PCU John F. Kennedy Medical Team Builds Foundational Standards through Trauma Drills
To ensure the crew is ready to respond to medical emergencies, the ship’s Medical Training Team (MTT) conducts routine "flopper drills" across the ship--- scenarios where a MTT member “flops” a manikin on the deck for a Sailor to find and take first-responder action. These unexpected scenarios test the crew’s ability to provide immediate, life-saving care under pressure.
Hospital Corpsman 1st Class Spencer Norman, a member of the MTT, said the drills evaluate how the crew performs in trauma-based situations and help establish a baseline of medical readiness.

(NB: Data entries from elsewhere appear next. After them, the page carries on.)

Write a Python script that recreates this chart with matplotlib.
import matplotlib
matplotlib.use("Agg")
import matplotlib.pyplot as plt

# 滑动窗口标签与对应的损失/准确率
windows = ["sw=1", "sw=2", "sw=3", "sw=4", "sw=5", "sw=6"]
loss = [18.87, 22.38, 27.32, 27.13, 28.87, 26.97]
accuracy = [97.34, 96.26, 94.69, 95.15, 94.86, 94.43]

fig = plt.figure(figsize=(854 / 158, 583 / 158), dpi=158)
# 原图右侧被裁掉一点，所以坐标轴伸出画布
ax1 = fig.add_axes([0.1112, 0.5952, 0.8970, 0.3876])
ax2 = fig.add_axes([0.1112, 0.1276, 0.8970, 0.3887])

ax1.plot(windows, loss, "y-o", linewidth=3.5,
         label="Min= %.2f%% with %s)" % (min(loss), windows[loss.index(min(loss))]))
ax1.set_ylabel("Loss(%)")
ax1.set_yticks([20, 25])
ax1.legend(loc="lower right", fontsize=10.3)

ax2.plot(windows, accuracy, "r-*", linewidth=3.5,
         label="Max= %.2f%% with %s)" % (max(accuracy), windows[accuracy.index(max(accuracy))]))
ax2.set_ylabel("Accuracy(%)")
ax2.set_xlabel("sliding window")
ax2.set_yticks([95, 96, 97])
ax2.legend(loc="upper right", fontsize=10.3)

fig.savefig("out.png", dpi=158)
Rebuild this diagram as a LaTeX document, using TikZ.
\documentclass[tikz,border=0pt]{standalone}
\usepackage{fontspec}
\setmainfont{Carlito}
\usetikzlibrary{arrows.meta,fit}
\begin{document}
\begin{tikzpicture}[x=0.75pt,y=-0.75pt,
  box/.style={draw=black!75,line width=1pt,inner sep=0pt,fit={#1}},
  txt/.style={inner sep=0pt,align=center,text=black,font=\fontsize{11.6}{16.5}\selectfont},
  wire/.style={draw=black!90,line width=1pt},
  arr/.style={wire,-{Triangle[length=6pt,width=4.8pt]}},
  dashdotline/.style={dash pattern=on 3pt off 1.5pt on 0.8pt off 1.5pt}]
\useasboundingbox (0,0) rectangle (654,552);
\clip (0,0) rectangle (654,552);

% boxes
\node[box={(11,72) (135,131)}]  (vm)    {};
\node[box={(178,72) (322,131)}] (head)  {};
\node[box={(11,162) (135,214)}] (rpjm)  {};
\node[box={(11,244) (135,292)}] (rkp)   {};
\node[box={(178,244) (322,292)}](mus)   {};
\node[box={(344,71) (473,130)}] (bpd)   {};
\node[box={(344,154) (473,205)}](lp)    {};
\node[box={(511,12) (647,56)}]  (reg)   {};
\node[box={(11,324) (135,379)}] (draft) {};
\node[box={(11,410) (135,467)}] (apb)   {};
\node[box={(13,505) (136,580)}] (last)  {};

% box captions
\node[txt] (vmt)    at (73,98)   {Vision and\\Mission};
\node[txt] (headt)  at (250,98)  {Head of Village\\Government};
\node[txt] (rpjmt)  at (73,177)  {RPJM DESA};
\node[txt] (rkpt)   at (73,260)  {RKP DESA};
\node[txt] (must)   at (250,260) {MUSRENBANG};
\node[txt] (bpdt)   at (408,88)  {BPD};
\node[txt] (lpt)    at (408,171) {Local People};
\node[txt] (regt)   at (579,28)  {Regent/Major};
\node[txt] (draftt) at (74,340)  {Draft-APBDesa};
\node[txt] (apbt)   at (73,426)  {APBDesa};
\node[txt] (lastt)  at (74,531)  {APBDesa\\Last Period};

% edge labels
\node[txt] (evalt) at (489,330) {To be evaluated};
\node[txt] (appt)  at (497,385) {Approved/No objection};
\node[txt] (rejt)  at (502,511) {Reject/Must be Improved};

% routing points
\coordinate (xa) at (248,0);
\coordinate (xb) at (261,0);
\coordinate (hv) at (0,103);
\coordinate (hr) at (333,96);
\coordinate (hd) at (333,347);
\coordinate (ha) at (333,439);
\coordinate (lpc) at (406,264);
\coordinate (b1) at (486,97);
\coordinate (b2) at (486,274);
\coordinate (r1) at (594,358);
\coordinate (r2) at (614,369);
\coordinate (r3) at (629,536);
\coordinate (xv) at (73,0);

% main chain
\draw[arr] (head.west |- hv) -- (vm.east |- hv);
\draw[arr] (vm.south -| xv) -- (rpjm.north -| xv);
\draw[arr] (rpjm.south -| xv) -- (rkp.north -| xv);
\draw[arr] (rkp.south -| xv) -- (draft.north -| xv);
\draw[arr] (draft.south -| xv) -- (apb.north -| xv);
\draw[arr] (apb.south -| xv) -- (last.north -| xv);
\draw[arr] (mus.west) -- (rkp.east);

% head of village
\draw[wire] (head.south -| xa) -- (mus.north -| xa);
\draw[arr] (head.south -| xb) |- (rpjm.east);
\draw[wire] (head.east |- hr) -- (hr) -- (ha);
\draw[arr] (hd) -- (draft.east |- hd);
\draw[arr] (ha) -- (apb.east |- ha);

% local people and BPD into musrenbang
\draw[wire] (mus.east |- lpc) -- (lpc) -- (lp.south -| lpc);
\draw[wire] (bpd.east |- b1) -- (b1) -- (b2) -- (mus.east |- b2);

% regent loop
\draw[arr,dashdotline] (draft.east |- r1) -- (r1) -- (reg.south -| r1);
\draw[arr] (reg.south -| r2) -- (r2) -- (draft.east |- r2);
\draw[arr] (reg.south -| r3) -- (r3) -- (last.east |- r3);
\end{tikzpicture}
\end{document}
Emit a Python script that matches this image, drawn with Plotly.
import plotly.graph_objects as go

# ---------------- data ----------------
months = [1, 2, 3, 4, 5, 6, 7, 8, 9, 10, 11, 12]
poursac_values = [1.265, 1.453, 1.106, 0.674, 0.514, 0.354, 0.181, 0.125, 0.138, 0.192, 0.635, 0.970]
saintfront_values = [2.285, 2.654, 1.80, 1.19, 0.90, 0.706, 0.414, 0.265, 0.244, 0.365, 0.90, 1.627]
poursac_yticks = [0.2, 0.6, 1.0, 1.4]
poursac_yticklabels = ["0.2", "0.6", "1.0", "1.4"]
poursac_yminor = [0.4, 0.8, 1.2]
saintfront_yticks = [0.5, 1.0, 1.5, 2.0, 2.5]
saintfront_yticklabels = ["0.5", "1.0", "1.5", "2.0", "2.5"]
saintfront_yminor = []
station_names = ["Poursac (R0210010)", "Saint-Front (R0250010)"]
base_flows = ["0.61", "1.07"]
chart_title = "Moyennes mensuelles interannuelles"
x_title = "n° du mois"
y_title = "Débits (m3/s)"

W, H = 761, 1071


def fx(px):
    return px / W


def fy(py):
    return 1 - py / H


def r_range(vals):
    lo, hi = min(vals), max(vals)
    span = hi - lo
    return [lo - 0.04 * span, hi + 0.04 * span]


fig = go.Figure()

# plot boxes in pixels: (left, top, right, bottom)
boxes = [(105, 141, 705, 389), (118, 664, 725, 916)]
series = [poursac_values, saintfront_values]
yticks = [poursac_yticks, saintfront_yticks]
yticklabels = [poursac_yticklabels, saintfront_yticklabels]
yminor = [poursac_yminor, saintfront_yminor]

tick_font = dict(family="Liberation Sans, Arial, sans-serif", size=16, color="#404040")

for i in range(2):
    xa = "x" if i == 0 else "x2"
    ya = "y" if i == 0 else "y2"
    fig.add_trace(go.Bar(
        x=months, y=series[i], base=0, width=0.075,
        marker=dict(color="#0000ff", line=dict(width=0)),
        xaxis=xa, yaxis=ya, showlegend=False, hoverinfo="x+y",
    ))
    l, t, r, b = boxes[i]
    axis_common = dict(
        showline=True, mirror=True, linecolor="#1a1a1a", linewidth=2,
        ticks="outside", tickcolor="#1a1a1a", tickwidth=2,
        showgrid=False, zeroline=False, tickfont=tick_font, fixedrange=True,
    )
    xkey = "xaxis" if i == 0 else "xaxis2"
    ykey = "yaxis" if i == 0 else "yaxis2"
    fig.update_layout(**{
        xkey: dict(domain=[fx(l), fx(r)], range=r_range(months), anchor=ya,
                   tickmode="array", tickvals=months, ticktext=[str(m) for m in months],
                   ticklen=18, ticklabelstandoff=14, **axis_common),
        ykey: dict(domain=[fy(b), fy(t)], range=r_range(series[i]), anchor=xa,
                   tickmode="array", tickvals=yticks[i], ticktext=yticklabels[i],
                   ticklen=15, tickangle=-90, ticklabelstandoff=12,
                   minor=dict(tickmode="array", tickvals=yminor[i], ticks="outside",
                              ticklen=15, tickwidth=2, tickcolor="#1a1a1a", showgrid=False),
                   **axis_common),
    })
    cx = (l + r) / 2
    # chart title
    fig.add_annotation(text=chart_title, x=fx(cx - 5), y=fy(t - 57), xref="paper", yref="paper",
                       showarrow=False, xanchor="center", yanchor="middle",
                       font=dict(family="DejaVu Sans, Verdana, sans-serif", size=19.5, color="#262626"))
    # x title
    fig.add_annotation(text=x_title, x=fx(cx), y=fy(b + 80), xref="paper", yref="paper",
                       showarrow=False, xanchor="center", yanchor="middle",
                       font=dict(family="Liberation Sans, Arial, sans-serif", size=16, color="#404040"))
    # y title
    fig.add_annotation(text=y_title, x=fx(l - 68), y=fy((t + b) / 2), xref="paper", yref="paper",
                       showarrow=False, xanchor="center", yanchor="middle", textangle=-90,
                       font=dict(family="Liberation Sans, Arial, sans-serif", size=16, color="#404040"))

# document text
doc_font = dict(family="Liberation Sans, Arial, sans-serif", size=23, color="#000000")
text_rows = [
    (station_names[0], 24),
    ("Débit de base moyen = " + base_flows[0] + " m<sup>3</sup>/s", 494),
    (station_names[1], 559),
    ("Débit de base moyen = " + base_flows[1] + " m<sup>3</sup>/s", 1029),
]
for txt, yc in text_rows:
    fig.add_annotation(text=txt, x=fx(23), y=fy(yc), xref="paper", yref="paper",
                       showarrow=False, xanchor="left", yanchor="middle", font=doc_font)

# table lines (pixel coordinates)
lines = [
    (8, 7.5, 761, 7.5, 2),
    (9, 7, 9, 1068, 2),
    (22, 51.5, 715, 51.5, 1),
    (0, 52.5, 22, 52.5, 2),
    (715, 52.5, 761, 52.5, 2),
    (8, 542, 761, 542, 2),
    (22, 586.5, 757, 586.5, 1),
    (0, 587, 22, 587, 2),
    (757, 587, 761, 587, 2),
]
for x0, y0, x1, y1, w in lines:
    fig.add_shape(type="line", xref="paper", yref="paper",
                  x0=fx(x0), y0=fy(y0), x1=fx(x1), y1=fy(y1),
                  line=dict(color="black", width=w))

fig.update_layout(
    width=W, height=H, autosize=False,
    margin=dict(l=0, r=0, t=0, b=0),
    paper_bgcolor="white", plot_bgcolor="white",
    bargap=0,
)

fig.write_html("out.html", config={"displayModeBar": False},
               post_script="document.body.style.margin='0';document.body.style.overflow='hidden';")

"We have what we call a trusted agent, someone who we identify as the [simulated] casualty, and we tell them what wound they are going to present," Norman said. "They’ll come in with a simulated head laceration, a broken arm or massive hemorrhaging, for example, and they’ll fall on the ground. The people around are expected to respond and save that person’s life."
Conducting the stand-alone drills weekly, as well as during all-hands general quarters drills, ensures that medical response protocols become muscle memory. In a shipyard environment filled with heavy machinery and overhead hazards, this level of strict preparedness is critical to the crew’s safety.
"This is an industrial environment with a lot of stuff moving around," Norman said. "We have forklifts going through the hangar bay, and those forks can injury someone if they are not careful and cause traumatic injury."
During a flopper drill, once the immediate threat to life is mitigated and the patient is stabilized, Norman advises responders to slow down and adhere to their training checklist to avoid critical errors.
"The worst thing you can do is panic," Norman said. "People try to rush through and they miss things. I always tell people that once they have stabilized a patient and moved them out of that dangerous environment, take a breath. Take a breath, breathe, and work through it."
Lt. Cmdr. Stacy Bourne, the ship’s nurse, noted that these foundational drills are vital for gauging the effectiveness of the crew's Tactical Combat Casualty Care (TCCC) Tier 1 qualifications.
"This is where we are building our foundation for how the ship is going to remain and train for its life cycle," Bourne said. "How we start that foundation now will carry over into how it is on deployments, maintenance periods and everything else moving forward."
Both Norman and Bourne urge the crew to continuously practice their skills and ask questions. With training kits available in the medical department, maintaining the standard is a shared responsibility across the deck plates.
"Practice, practice, practice," Norman said. "It’s a skill that can go away if you don’t use it."
Norman reminds JFK Sailors that if you see a casualty to always call Damage Control Central at 2900 and to expect flopper drills during medical training team environments.